Have to say l was fascinated by the wooden wheel mounted on the wall of the kitchen at No 1 Royal Crescent when l paid a recent visit.
It is the headquarters of course of Bath Preservation Society but also laid out as a Georgian house with authentically dressed rooms and modelled on the diaries of a retired Irish MP called Henry Sandford who lived there from 1776 until his death 20 years later.
There are some nice touches. The original kitchen – which was laid out in the main house – is now an educational room with a projection screen, boxes of clothes for kids of all ages to try on and where they can meet Reggie the turnspit dog.
It was apparently a big thing in the West Country to use a little dog in a wheel to turn the roasting spit.
The mechanism was an effective but cruel way of cooking your roast in an era when the welfare of animals was rarely considered.
I had been told that elsewhere in the country a weights and pulley system was used to do the same thing.
Imagine my surprise – when visiting this year’s Abergavenny Food Festival in South Wales – to come across ‘Whiskey – the Turnspit dog who is on display in the museum at the historic town’s Norman castle.
Here visitors are told that Turnspit dogs were in use until the middle of the 19th century as a tool to save cooks in large households the effort of turning meat on a spit by hand.
The dog would have been placed in a small wheel connected to the spit and as he ran the spit would be turned.
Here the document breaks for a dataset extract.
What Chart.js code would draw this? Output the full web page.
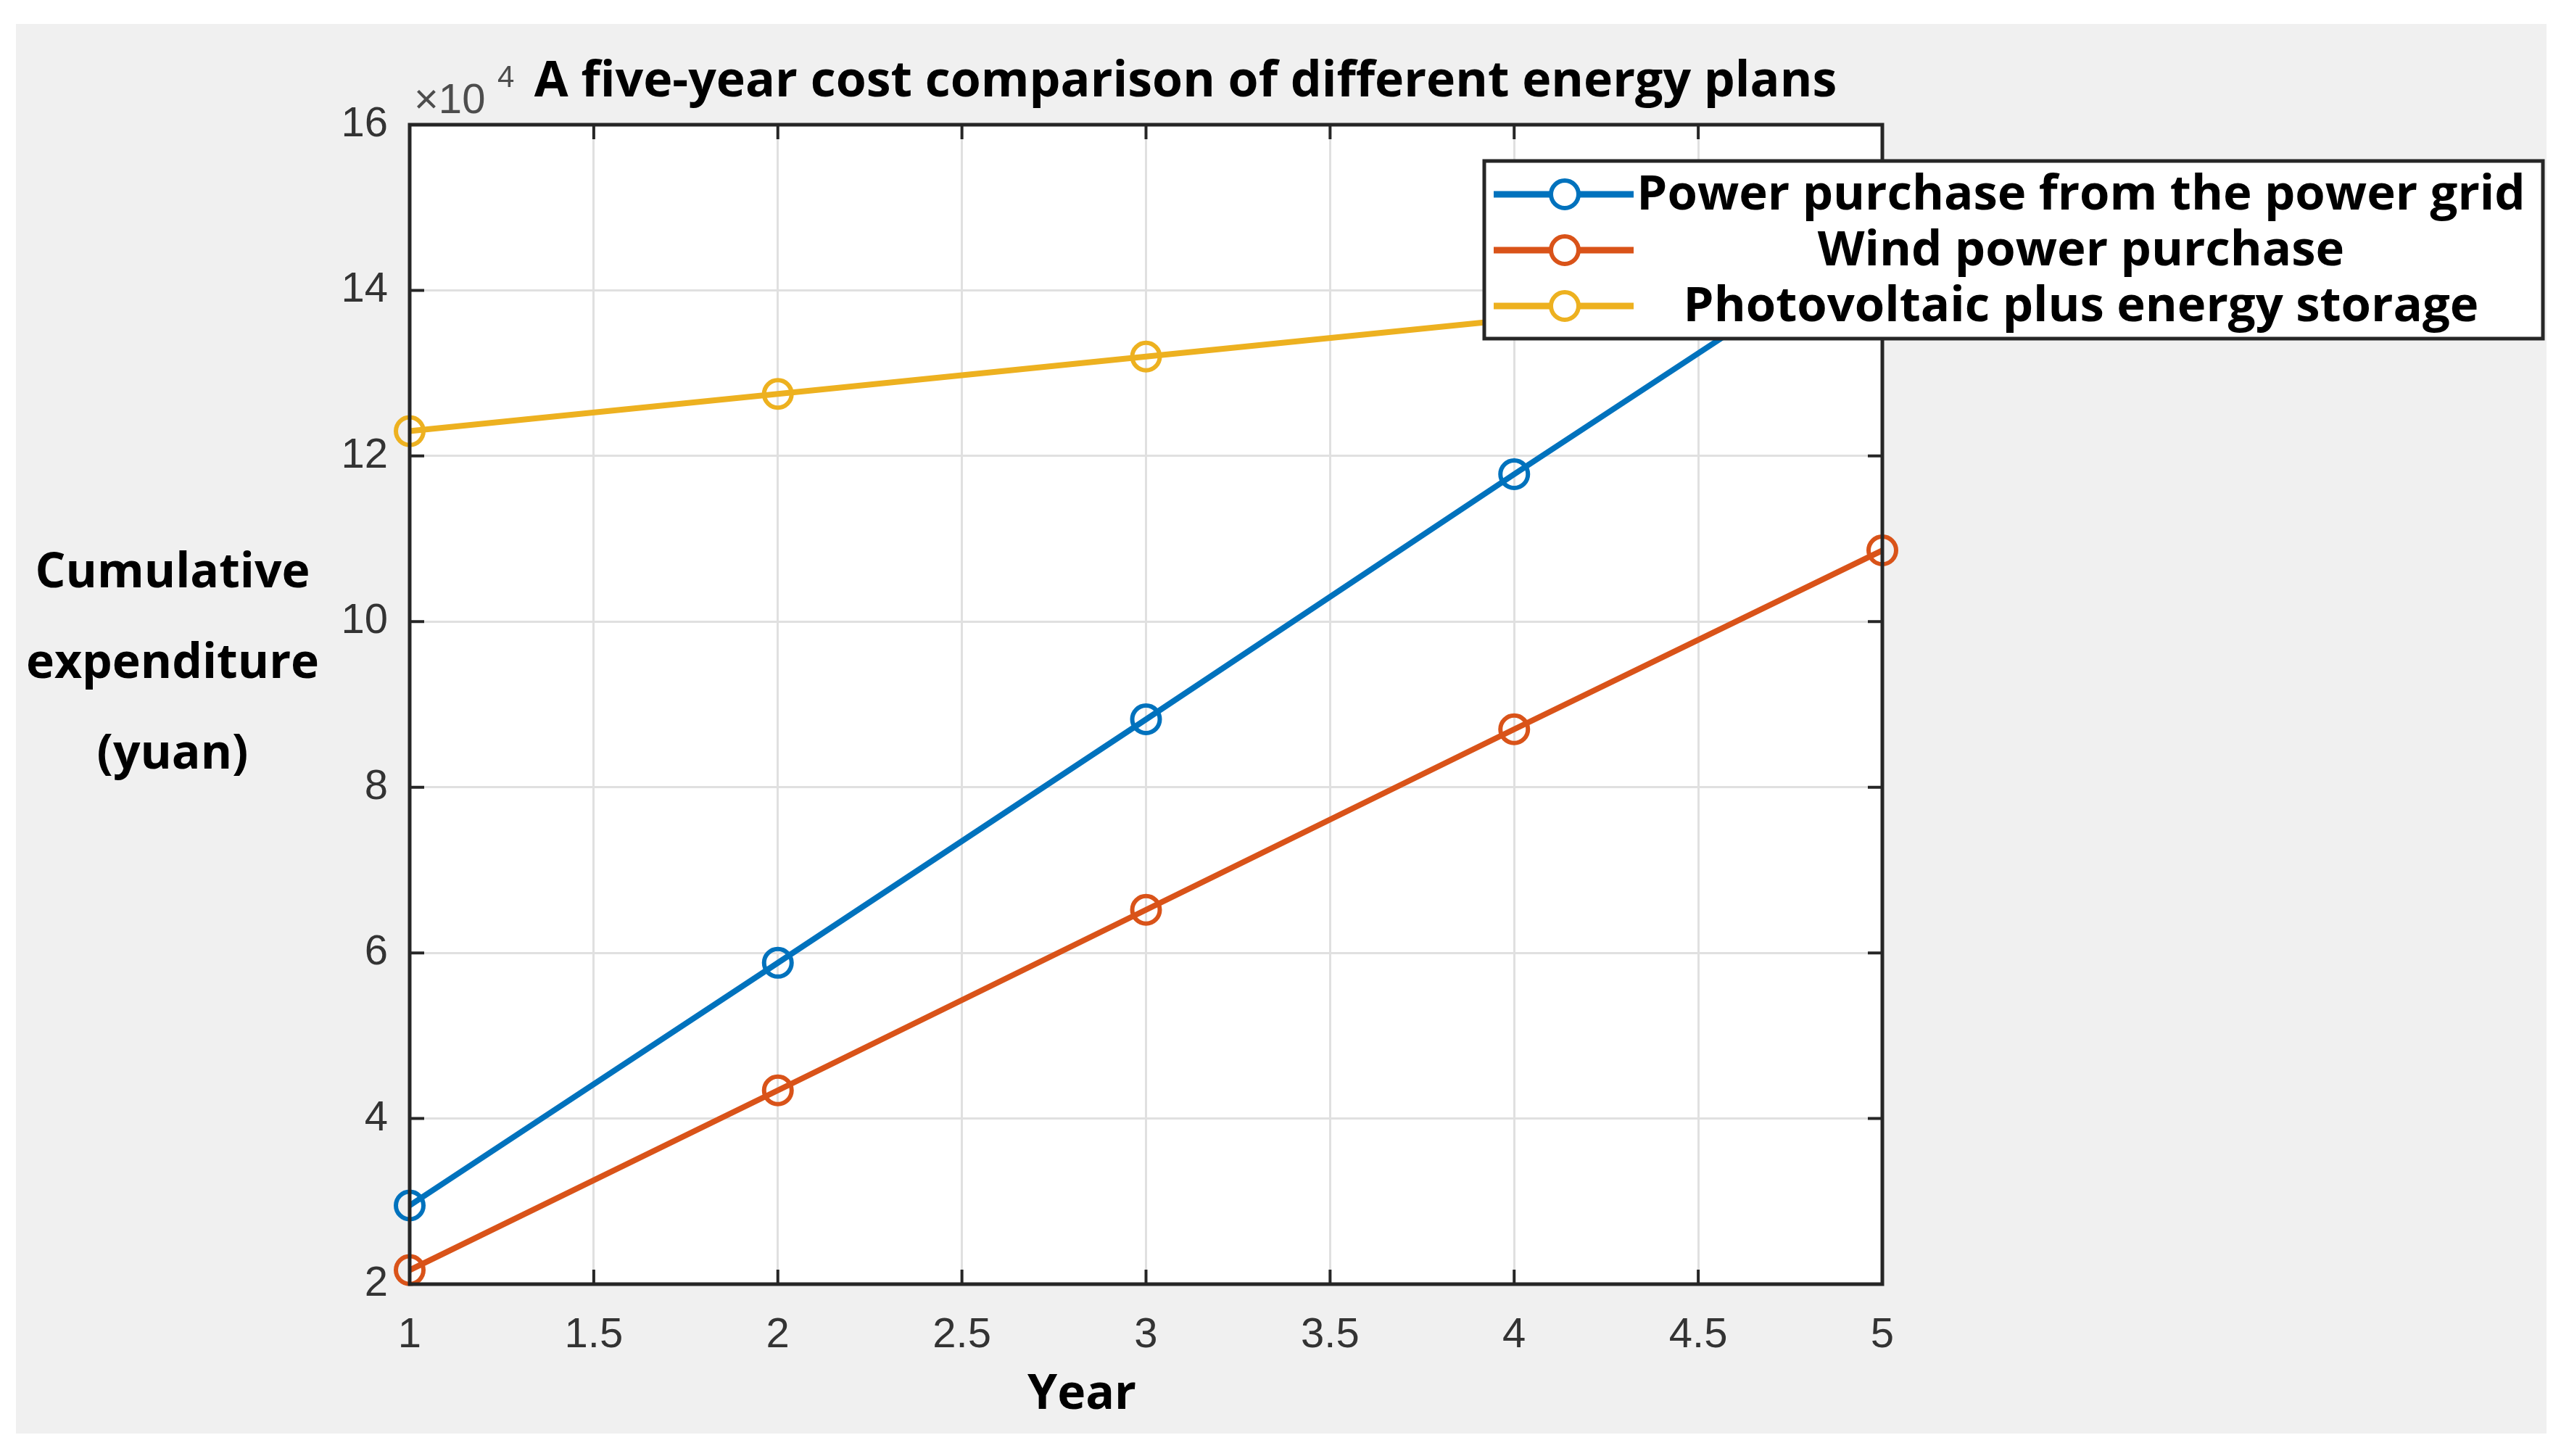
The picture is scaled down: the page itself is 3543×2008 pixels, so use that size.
<!DOCTYPE html>
<html>
<head>
<meta charset="utf-8">
<script src="https://cdn.jsdelivr.net/npm/chart.js@4"></script>
<style>
  html, body { margin: 0; padding: 0; background: #fff; }
  #graf { display: block; }
</style>
</head>
<body>
<canvas id="graf" width="3543" height="2008"></canvas>
<script>
const years = [1, 2, 3, 4, 5];
const gridCost = [29500, 58800, 88200, 117800, 147000];
const windCost = [21700, 43400, 65200, 87000, 108600];
const pvCost = [123000, 127500, 132000, 136500, 141000];
const seriesNames = ["Power purchase from the power grid", "Wind power purchase", "Photovoltaic plus energy storage"];
const seriesColors = ["#0072bd", "#d95319", "#edb120"];
const xTicks = [1, 1.5, 2, 2.5, 3, 3.5, 4, 4.5, 5];
const yTicks = [20000, 40000, 60000, 80000, 100000, 120000, 140000, 160000];

const titleText = "A five-year cost comparison of different energy plans";
const yTitle = ["Cumulative", "expenditure", "(yuan)"];
const xTitle = "Year";

const toPoints = vals => years.map((yr, i) => ({ x: yr, y: vals[i] }));

// fondo gris, area blanca, caja, ticks internos, textos y leyenda
const matlabLook = {
  id: "matlabLook",
  beforeDraw(chart) {
    const ctx = chart.ctx, a = chart.chartArea;
    ctx.save();
    ctx.fillStyle = "#ffffff";
    ctx.fillRect(0, 0, chart.width, chart.height);
    ctx.fillStyle = "#f0f0f0";
    ctx.fillRect(22, 33, 3490, 1944);
    ctx.fillStyle = "#ffffff";
    ctx.fillRect(a.left, a.top, a.right - a.left, a.bottom - a.top);
    ctx.restore();
  },
  afterDatasetsDraw(chart) {
    const ctx = chart.ctx, a = chart.chartArea;
    const xs = chart.scales.x, ys = chart.scales.y;
    ctx.save();
    // ticks hacia dentro
    ctx.strokeStyle = "#262626";
    ctx.lineWidth = 4;
    ctx.beginPath();
    xTicks.forEach(v => {
      const px = xs.getPixelForValue(v);
      ctx.moveTo(px, a.bottom); ctx.lineTo(px, a.bottom - 20);
      ctx.moveTo(px, a.top); ctx.lineTo(px, a.top + 20);
    });
    yTicks.forEach(v => {
      const py = ys.getPixelForValue(v);
      ctx.moveTo(a.left, py); ctx.lineTo(a.left + 20, py);
      ctx.moveTo(a.right, py); ctx.lineTo(a.right - 20, py);
    });
    ctx.stroke();
    // caja
    ctx.lineWidth = 5;
    ctx.strokeRect(a.left, a.top, a.right - a.left, a.bottom - a.top);
    ctx.restore();
  },
  afterDraw(chart) {
    const ctx = chart.ctx, a = chart.chartArea;
    ctx.save();
    // x10^4
    ctx.fillStyle = "#4d4d4d";
    ctx.textAlign = "left";
    ctx.textBaseline = "alphabetic";
    ctx.font = "58px 'Liberation Sans'";
    ctx.fillText("\u00d710", a.left + 6, 156);
    ctx.font = "42px 'Liberation Sans'";
    ctx.fillText("4", a.left + 121, 120);

    // titulo
    ctx.fillStyle = "#000";
    ctx.textAlign = "center";
    ctx.font = "bold 68px 'Open Sans'";
    ctx.fillText(titleText, 1635, 133);

    // titulo eje y (horizontal, 3 lineas)
    ctx.font = "bold 66px 'Open Sans'";
    yTitle.forEach((t, i) => ctx.fillText(t, 238, 810 + i * 125));

    // titulo eje x
    ctx.font = "bold 66px 'Open Sans'";
    ctx.fillText(xTitle, 1492, 1943);

    // leyenda
    const lx = 2047, ly = 222, lw = 1460, lh = 245;
    ctx.fillStyle = "#fff";
    ctx.fillRect(lx, ly, lw, lh);
    ctx.strokeStyle = "#262626";
    ctx.lineWidth = 5;
    ctx.strokeRect(lx, ly, lw, lh);
    const rows = [268, 345, 422];
    chart.data.datasets.forEach((ds, i) => {
      const y = rows[i];
      ctx.strokeStyle = ds.borderColor;
      ctx.lineWidth = 9;
      ctx.beginPath();
      ctx.moveTo(2060, y); ctx.lineTo(2253, y);
      ctx.stroke();
      ctx.lineWidth = 6;
      ctx.beginPath();
      ctx.arc(2158, y, 19, 0, Math.PI * 2);
      ctx.fillStyle = "#fff";
      ctx.fill();
      ctx.stroke();
      ctx.fillStyle = "#000";
      ctx.textAlign = "center";
      ctx.textBaseline = "middle";
      ctx.font = "bold 67px 'Open Sans'";
      ctx.fillText(ds.label, 2870, y + 2);
    });
    ctx.restore();
  }
};

document.addEventListener("DOMContentLoaded", () => {
  const costs = [gridCost, windCost, pvCost];
  new Chart(document.getElementById("graf"), {
    type: "line",
    data: {
      datasets: costs.map((vals, i) => ({
        label: seriesNames[i],
        data: toPoints(vals),
        borderColor: seriesColors[i],
        backgroundColor: "rgba(255,255,255,0)",
        borderWidth: 8,
        pointRadius: 19,
        pointBorderWidth: 6,
        pointBackgroundColor: "rgba(255,255,255,0)",
        pointBorderColor: seriesColors[i],
        tension: 0,
        clip: false
      }))
    },
    options: {
      responsive: false,
      devicePixelRatio: 1,
      animation: false,
      events: [],
      layout: { padding: { left: 0, top: 172, right: 947, bottom: 0 } },
      plugins: { legend: { display: false }, title: { display: false }, tooltip: { enabled: false } },
      scales: {
        x: {
          type: "linear",
          min: 1, max: 5,
          afterBuildTicks: s => { s.ticks = xTicks.map(v => ({ value: v })); },
          afterFit: s => { s.height = 237; },
          ticks: { color: "#333", font: { family: "'Liberation Sans'", size: 58 }, padding: 36, maxRotation: 0, callback: v => String(v) },
          grid: { color: "#e0e0e0", lineWidth: 3, drawTicks: false },
          border: { display: false }
        },
        y: {
          min: 20000, max: 160000,
          afterBuildTicks: s => { s.ticks = yTicks.map(v => ({ value: v })); },
          afterFit: s => { s.width = 565; },
          ticks: { color: "#333", font: { family: "'Liberation Sans'", size: 58 }, padding: 30, callback: v => String(v / 10000) },
          grid: { color: "#e0e0e0", lineWidth: 3, drawTicks: false },
          border: { display: false }
        }
      }
    },
    plugins: [matlabLook]
  });
});
</script>
</body>
</html>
In order not to overexert a dog with this hot and unpleasant work they were often kept in pairs, so that they could be worked in shifts.
It is believed that this is the origin of the proverb ‘every dog has his day.’
Maybe No 1 Royal Crescent in Bath might consider showing a photograph of ‘Whiskey’ who apparently is the last surviving specimen of a turnspit dog – albeit stuffed.
The breed appears to have died out with the advent of mechanisation in the kitchen.